When we raise kids this way, and I’ll say we — because Lord knows, in raising my two teenagers, I’ve had these tendencies myself, our kids end up leading a kind of checklisted childhood.
And here’s what the checklisted childhood looks like. We keep them safe and sound and fed and watered, and then we want to be sure they go to the right schools, that they’re in the right classes at the right schools, and that they get the right grades in the right classes in the right schools.
But not just the grades, the scores, and not just the grades and scores, but the accolades and the awards and the sports, the activities, the leadership. We tell our kids, don’t just join a club, start a club, because colleges want to see that. And check the box for community service.
I mean, show the colleges you care about others. And all of this is done to some hoped-for degree of perfection. We expect our kids to perform at a level of perfection we were never asked to perform at ourselves. And so — because so much is required, we think, well then, of course we parents have to argue with every teacher and principal and coach and referee and act like our kid’s concierge and personal handler and secretary.
And then with our kids, our precious kids, we spend so much time nudging, cajoling, hinting, helping, haggling, nagging as the case may be, to be sure they’re not screwing up, not closing doors, not ruining their future, some hoped-for admission to a tiny handful of colleges that deny almost every applicant.

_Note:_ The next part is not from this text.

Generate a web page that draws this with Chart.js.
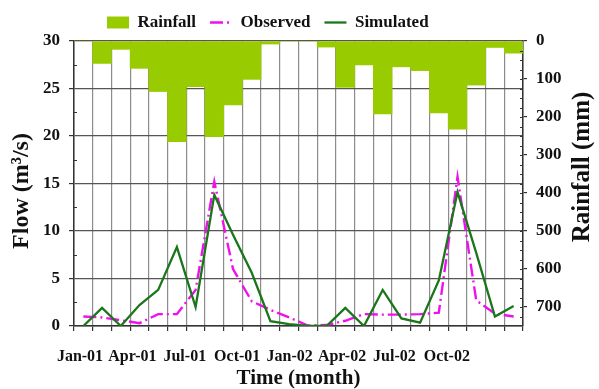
<!DOCTYPE html>
<html>
<head>
<meta charset="utf-8">
<script src="https://cdn.jsdelivr.net/npm/chart.js@4.4.1/dist/chart.umd.min.js"></script>
<style>
  html, body { margin: 0; padding: 0; background: #fff; }
  #wrap { width: 599px; height: 389px; }
</style>
</head>
<body>
<div id="wrap"><canvas id="c" width="599" height="389"></canvas></div>
<script>
// Monthly categories, Jan 2001 - Dec 2002
const months = ['Jan-01','Feb-01','Mar-01','Apr-01','May-01','Jun-01','Jul-01','Aug-01','Sep-01','Oct-01','Nov-01','Dec-01',
                'Jan-02','Feb-02','Mar-02','Apr-02','May-02','Jun-02','Jul-02','Aug-02','Sep-02','Oct-02','Nov-02','Dec-02'];
// Quarterly labels shown under the time axis
const tickLabels = ['Jan-01','Apr-01','Jul-01','Oct-01','Jan-02','Apr-02','Jul-02','Oct-02'];
// Labelled rainfall ticks on the right axis
const rainTicks = [0, 100, 200, 300, 400, 500, 600, 700];

// Monthly rainfall (mm), hanging from the top of the plot
const rainfall = [0, 59, 22, 72, 133, 265, 120, 252, 168, 101, 8, 0,
                  0, 16, 122, 63, 192, 68, 78, 189, 232, 116, 17, 32];
// Observed and simulated flow (m3/s)
const observed = [1.0, 0.9, 0.6, 0.3, 1.25, 1.25, 3.8, 15.2, 6.0, 2.6, 1.7, 0.9,
                  0.05, 0.1, 0.55, 1.25, 1.2, 1.2, 1.25, 1.4, 15.7, 2.7, 1.3, 1.0];
const simulated = [0, 1.9, 0, 2.2, 3.8, 8.3, 2.0, 13.8, 9.6, 5.6, 0.5, 0.2,
                   0, 0, 1.9, 0, 3.8, 0.8, 0.35, 4.8, 14.1, 7.7, 1.0, 2.1];

const SERIF = '"Liberation Serif", "Times New Roman", serif';
Chart.defaults.font.family = SERIF;
Chart.defaults.font.weight = 'bold';
Chart.defaults.color = '#111';

// Minor tick marks, vertical axis titles and legend placement
const frame = {
  id: 'frame',
  afterLayout(chart) {
    const lg = chart.legend;
    if (lg) { lg.left += 93; lg.right += 93; }
  },
  afterDraw(chart) {
    const ctx = chart.ctx;
    const y = chart.scales.y, y2 = chart.scales.y2;
    ctx.save();
    ctx.strokeStyle = '#333';
    ctx.lineWidth = 1.2;
    ctx.beginPath();
    for (let v = 2.5; v < 30; v += 5) {
      const py = Math.round(y.getPixelForValue(v)) + 0.5;
      ctx.moveTo(y.right, py); ctx.lineTo(y.right + 3, py);
    }
    for (let v = 25; v < 750; v += 25) {
      const py = Math.round(y2.getPixelForValue(v)) + 0.5;
      ctx.moveTo(y2.left - 3, py); ctx.lineTo(y2.left, py);
    }
    ctx.stroke();

    ctx.fillStyle = '#111';
    ctx.textAlign = 'center';
    ctx.textBaseline = 'middle';
    ctx.save();
    ctx.translate(22, 191);
    ctx.rotate(-Math.PI / 2);
    ctx.font = 'bold 24px ' + SERIF;
    ctx.fillText('Flow (m\u00B3/s)', 0, 0);
    ctx.restore();
    ctx.save();
    ctx.translate(583, 167);
    ctx.rotate(-Math.PI / 2);
    ctx.font = 'bold 25px ' + SERIF;
    ctx.fillText('Rainfall (mm)', 0, 0);
    ctx.restore();
    ctx.restore();
  }
};

new Chart(document.getElementById('c'), {
  type: 'bar',
  data: {
    labels: months,
    datasets: [
      {
        type: 'bar', label: 'Rainfall', data: rainfall, yAxisID: 'y2', xAxisID: 'x',
        backgroundColor: '#99cc00', borderWidth: 0,
        barPercentage: 1, categoryPercentage: 1, order: 3
      },
      {
        type: 'line', label: 'Observed', data: observed, yAxisID: 'y', xAxisID: 'x',
        borderColor: '#ee11ee', borderWidth: 2.4, borderDash: [13, 4, 2, 4],
        pointRadius: 0, tension: 0, fill: false, order: 2
      },
      {
        type: 'line', label: 'Simulated', data: simulated, yAxisID: 'y', xAxisID: 'x',
        borderColor: '#1b761b', borderWidth: 2.3,
        pointRadius: 0, tension: 0, fill: false, order: 1
      }
    ]
  },
  options: {
    responsive: false,
    animation: false,
    devicePixelRatio: 1,
    layout: { padding: 0 },
    plugins: {
      tooltip: { enabled: false },
      legend: {
        position: 'top',
        align: 'start',
        labels: {
          usePointStyle: true,
          pointStyleWidth: 22,
          boxHeight: 12,
          padding: 14,
          color: '#111',
          font: { size: 17, weight: 'bold', family: SERIF },
          generateLabels(chart) {
            return chart.data.datasets.map((ds, i) => ({
              text: ds.label,
              datasetIndex: i,
              hidden: false,
              fontColor: '#111',
              fillStyle: ds.type === 'line' ? 'rgba(0,0,0,0)' : ds.backgroundColor,
              strokeStyle: ds.type === 'line' ? ds.borderColor : 'rgba(0,0,0,0)',
              lineWidth: ds.type === 'line' ? ds.borderWidth : 0,
              lineDash: ds.borderDash || [],
              pointStyle: ds.type === 'line' ? 'line' : 'rect'
            }));
          }
        }
      }
    },
    scales: {
      x: {
        type: 'category', position: 'bottom', offset: true,
        grid: { offset: true, color: '#8c8c8c', lineWidth: 1.2, tickLength: 5, tickColor: '#333', drawTicks: true },
        border: { display: true, color: '#333', width: 1.5 },
        ticks: { display: false },
        afterFit(s) { s.height = 5; }
      },
      xl: {
        type: 'linear', position: 'bottom', weight: 1, offset: false,
        min: -0.343, max: 25.36,
        grid: { display: false, drawTicks: false, offset: false },
        border: { display: false },
        afterBuildTicks(s) { s.ticks = tickLabels.map((t, i) => ({ value: i * 3 })); },
        ticks: {
          autoSkip: false, maxRotation: 0, minRotation: 0, padding: 16,
          color: '#111', font: { size: 16, weight: 'bold', family: SERIF },
          callback: (v) => tickLabels[Math.round(v / 3)]
        },
        title: {
          display: true, text: 'Time (month)', color: '#111',
          font: { size: 21, weight: 'bold', family: SERIF },
          padding: { top: 0, bottom: -2 }
        },
        afterFit(s) { s.height = 58; }
      },
      y: {
        type: 'linear', position: 'left', min: 0, max: 30,
        ticks: { stepSize: 5, padding: 9, color: '#111', font: { size: 17, weight: 'bold', family: SERIF } },
        grid: { color: '#555', lineWidth: 1.2, tickLength: 5, tickColor: '#333' },
        border: { display: true, color: '#333', width: 1.5 },
        afterFit(s) { s.width = 74; }
      },
      y2: {
        type: 'linear', position: 'right', reverse: true, min: 0, max: 750,
        afterBuildTicks(s) { s.ticks = rainTicks.map(v => ({ value: v })); },
        ticks: { autoSkip: false, padding: 9, color: '#111', font: { size: 17, weight: 'bold', family: SERIF } },
        grid: { drawOnChartArea: false, tickLength: 4, color: '#333', lineWidth: 1.2 },
        border: { display: true, color: '#333', width: 1.5 },
        afterFit(s) { s.width = 76; }
      }
    }
  },
  plugins: [frame]
});
</script>
</body>
</html>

And here’s what it feels like to be a kid in this checklisted childhood.
First of all, there’s no time for free play. There’s no room in the afternoons, because everything has to be enriching, we think. It’s as if every piece of homework, every quiz, every activity is a make-or-break moment for this future we have in mind for them. And we absolve them of helping out around the house, and we even absolve them of getting enough sleep as long as they’re checking off the items on their checklist.
And in the checklisted childhood, we say we just want them to be happy, but when they come home from school, what we ask about all too often first is their homework and their grades. And they see in our faces that our approval, that our love, that their very worth, comes from A’s.